Copy nothing but the text: reproduce each line of the listing exactly and leave the pictures out.

-- Begin --

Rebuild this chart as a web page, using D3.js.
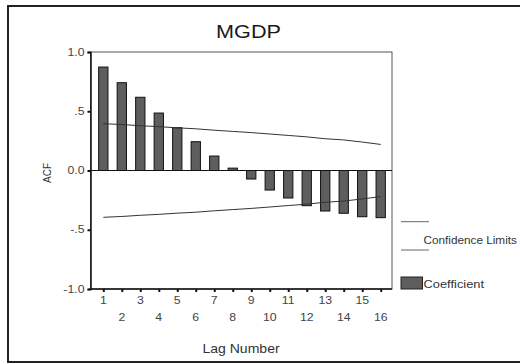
<!DOCTYPE html>
<html><head><meta charset="utf-8">
<script src="https://cdn.jsdelivr.net/npm/d3@7"></script>
<style>body{margin:0;background:#fff}svg{display:block}text{font-family:"Liberation Sans",Arial,sans-serif}</style>
</head><body><svg id="c" width="520" height="364"></svg>
<script>
const lags = [1,2,3,4,5,6,7,8,9,10,11,12,13,14,15,16];
const coefficient = [0.873,0.741,0.618,0.485,0.361,0.243,0.122,0.02,-0.072,-0.165,-0.232,-0.297,-0.342,-0.361,-0.39,-0.398];
const confUpper = [0.395,0.388,0.378,0.370,0.360,0.352,0.340,0.330,0.320,0.308,0.296,0.284,0.268,0.258,0.240,0.220];
const confLower = confUpper.map(v => -v);
const yTicks = [1.0,0.5,0.0,-0.5,-1.0];
const yTickLabels = ["1.0",".5","0.0","-.5","-1.0"];
const title = "MGDP";

const SX = 1.17;
const svg = d3.select("#c");
const L = 90.5, R = 392, T = 52, B = 289;
const x = d3.scaleLinear().domain([1,16]).range([103.3,380.7]);
const y = d3.scaleLinear().domain([-1,1]).range([B,T]);

function txt(px, py, s, size, anchor, fill, rot, sx) {
  const k = sx || SX;
  return svg.append("text")
    .attr("transform", `translate(${px},${py}) ${rot ? "rotate(-90) scale(1,"+k+")" : "scale("+k+",1)"}`)
    .attr("text-anchor", anchor || "start")
    .attr("font-size", size).attr("fill", fill || "#333").text(s);
}

// outer frame
svg.append("rect").attr("x",8).attr("y",6).attr("width",520).attr("height",356)
  .attr("fill","#fff").attr("stroke","#222").attr("stroke-width",2);

txt(248.5, 38.3, title, 18.5, "middle", "#1a1a1a");

// plot frame
svg.append("rect").attr("x",L).attr("y",T).attr("width",R-L).attr("height",B-T)
  .attr("fill","#fff").attr("stroke","#555").attr("stroke-width",1);

// bars
const bw = 9.3;
svg.append("g").selectAll("rect").data(lags).join("rect")
  .attr("x",(d)=>x(d)-bw/2)
  .attr("y",(d,i)=>y(Math.max(0,coefficient[i])))
  .attr("width",bw)
  .attr("height",(d,i)=>Math.abs(y(coefficient[i])-y(0)))
  .attr("fill","#5e5e5e").attr("stroke","#111").attr("stroke-width",1);

// zero line
svg.append("line").attr("x1",L).attr("x2",R).attr("y1",y(0)).attr("y2",y(0))
  .attr("stroke","#111").attr("stroke-width",1.2);

// confidence limits
const line = d3.line().x((d,i)=>x(lags[i])).y(d=>y(d));
[confUpper, confLower].forEach(arr=>{
  svg.append("path").attr("d",line(arr)).attr("fill","none")
    .attr("stroke","#333").attr("stroke-width",1);
});

// y axis
const ya = d3.axisLeft(y).tickValues(yTicks).tickSize(3).tickFormat(()=> "");
const gy = svg.append("g").attr("transform",`translate(${L},0)`).call(ya);
gy.select(".domain").attr("stroke","#111").attr("stroke-width",1.5);
gy.selectAll(".tick line").attr("stroke","#111").attr("stroke-width",2);
yTicks.forEach((v,i)=> txt(84.5, y(v)+3.7, yTickLabels[i], 10.5, "end", "#444"));

// x axis
const xa = d3.axisBottom(x).tickValues(lags).tickSize(3).tickFormat(()=> "");
const gx = svg.append("g").attr("transform",`translate(0,${B})`).call(xa);
gx.select(".domain").attr("stroke","#111").attr("stroke-width",1.5)
  .attr("d",`M${L},0H${R}`);
gx.selectAll(".tick line").attr("stroke","#111").attr("stroke-width",2);
lags.forEach(d => txt(x(d), d%2 ? 304 : 320.5, String(d), 10.5, "middle", "#444"));

txt(241, 353, "Lag Number", 12, "middle", "#333");
txt(51, 173, "ACF", 10, "middle", "#333", true);

// legend
svg.append("line").attr("x1",401).attr("x2",429).attr("y1",221.7).attr("y2",221.7).attr("stroke","#666");
svg.append("line").attr("x1",401).attr("x2",429).attr("y1",250).attr("y2",250).attr("stroke","#666");
txt(423.5, 244, "Confidence Limits", 11, "start", "#333", false, 1.07);
svg.append("rect").attr("x",401).attr("y",277).attr("width",21.5).attr("height",12)
  .attr("fill","#5e5e5e").attr("stroke","#222").attr("stroke-width",1);
txt(423.5, 287.5, "Coefficient", 11, "start", "#333");
</script></body></html>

-- End --

== WRITTEN ANSWER ==
Rebuild this chart as a web page, using D3.js.
<!DOCTYPE html>
<html><head><meta charset="utf-8">
<script src="https://cdn.jsdelivr.net/npm/d3@7"></script>
<style>body{margin:0;background:#fff}svg{display:block}text{font-family:"Liberation Sans",Arial,sans-serif}</style>
</head><body><svg id="c" width="520" height="364"></svg>
<script>
const lags = [1,2,3,4,5,6,7,8,9,10,11,12,13,14,15,16];
const coefficient = [0.873,0.741,0.618,0.485,0.361,0.243,0.122,0.02,-0.072,-0.165,-0.232,-0.297,-0.342,-0.361,-0.39,-0.398];
const confUpper = [0.395,0.388,0.378,0.370,0.360,0.352,0.340,0.330,0.320,0.308,0.296,0.284,0.268,0.258,0.240,0.220];
const confLower = confUpper.map(v => -v);
const yTicks = [1.0,0.5,0.0,-0.5,-1.0];
const yTickLabels = ["1.0",".5","0.0","-.5","-1.0"];
const title = "MGDP";

const SX = 1.17;
const svg = d3.select("#c");
const L = 90.5, R = 392, T = 52, B = 289;
const x = d3.scaleLinear().domain([1,16]).range([103.3,380.7]);
const y = d3.scaleLinear().domain([-1,1]).range([B,T]);

function txt(px, py, s, size, anchor, fill, rot, sx) {
  const k = sx || SX;
  return svg.append("text")
    .attr("transform", `translate(${px},${py}) ${rot ? "rotate(-90) scale(1,"+k+")" : "scale("+k+",1)"}`)
    .attr("text-anchor", anchor || "start")
    .attr("font-size", size).attr("fill", fill || "#333").text(s);
}

// outer frame
svg.append("rect").attr("x",8).attr("y",6).attr("width",520).attr("height",356)
  .attr("fill","#fff").attr("stroke","#222").attr("stroke-width",2);

txt(248.5, 38.3, title, 18.5, "middle", "#1a1a1a");

// plot frame
svg.append("rect").attr("x",L).attr("y",T).attr("width",R-L).attr("height",B-T)
  .attr("fill","#fff").attr("stroke","#555").attr("stroke-width",1);

// bars
const bw = 9.3;
svg.append("g").selectAll("rect").data(lags).join("rect")
  .attr("x",(d)=>x(d)-bw/2)
  .attr("y",(d,i)=>y(Math.max(0,coefficient[i])))
  .attr("width",bw)
  .attr("height",(d,i)=>Math.abs(y(coefficient[i])-y(0)))
  .attr("fill","#5e5e5e").attr("stroke","#111").attr("stroke-width",1);

// zero line
svg.append("line").attr("x1",L).attr("x2",R).attr("y1",y(0)).attr("y2",y(0))
  .attr("stroke","#111").attr("stroke-width",1.2);

// confidence limits
const line = d3.line().x((d,i)=>x(lags[i])).y(d=>y(d));
[confUpper, confLower].forEach(arr=>{
  svg.append("path").attr("d",line(arr)).attr("fill","none")
    .attr("stroke","#333").attr("stroke-width",1);
});

// y axis
const ya = d3.axisLeft(y).tickValues(yTicks).tickSize(3).tickFormat(()=> "");
const gy = svg.append("g").attr("transform",`translate(${L},0)`).call(ya);
gy.select(".domain").attr("stroke","#111").attr("stroke-width",1.5);
gy.selectAll(".tick line").attr("stroke","#111").attr("stroke-width",2);
yTicks.forEach((v,i)=> txt(84.5, y(v)+3.7, yTickLabels[i], 10.5, "end", "#444"));

// x axis
const xa = d3.axisBottom(x).tickValues(lags).tickSize(3).tickFormat(()=> "");
const gx = svg.append("g").attr("transform",`translate(0,${B})`).call(xa);
gx.select(".domain").attr("stroke","#111").attr("stroke-width",1.5)
  .attr("d",`M${L},0H${R}`);
gx.selectAll(".tick line").attr("stroke","#111").attr("stroke-width",2);
lags.forEach(d => txt(x(d), d%2 ? 304 : 320.5, String(d), 10.5, "middle", "#444"));

txt(241, 353, "Lag Number", 12, "middle", "#333");
txt(51, 173, "ACF", 10, "middle", "#333", true);

// legend
svg.append("line").attr("x1",401).attr("x2",429).attr("y1",221.7).attr("y2",221.7).attr("stroke","#666");
svg.append("line").attr("x1",401).attr("x2",429).attr("y1",250).attr("y2",250).attr("stroke","#666");
txt(423.5, 244, "Confidence Limits", 11, "start", "#333", false, 1.07);
svg.append("rect").attr("x",401).attr("y",277).attr("width",21.5).attr("height",12)
  .attr("fill","#5e5e5e").attr("stroke","#222").attr("stroke-width",1);
txt(423.5, 287.5, "Coefficient", 11, "start", "#333");
</script></body></html>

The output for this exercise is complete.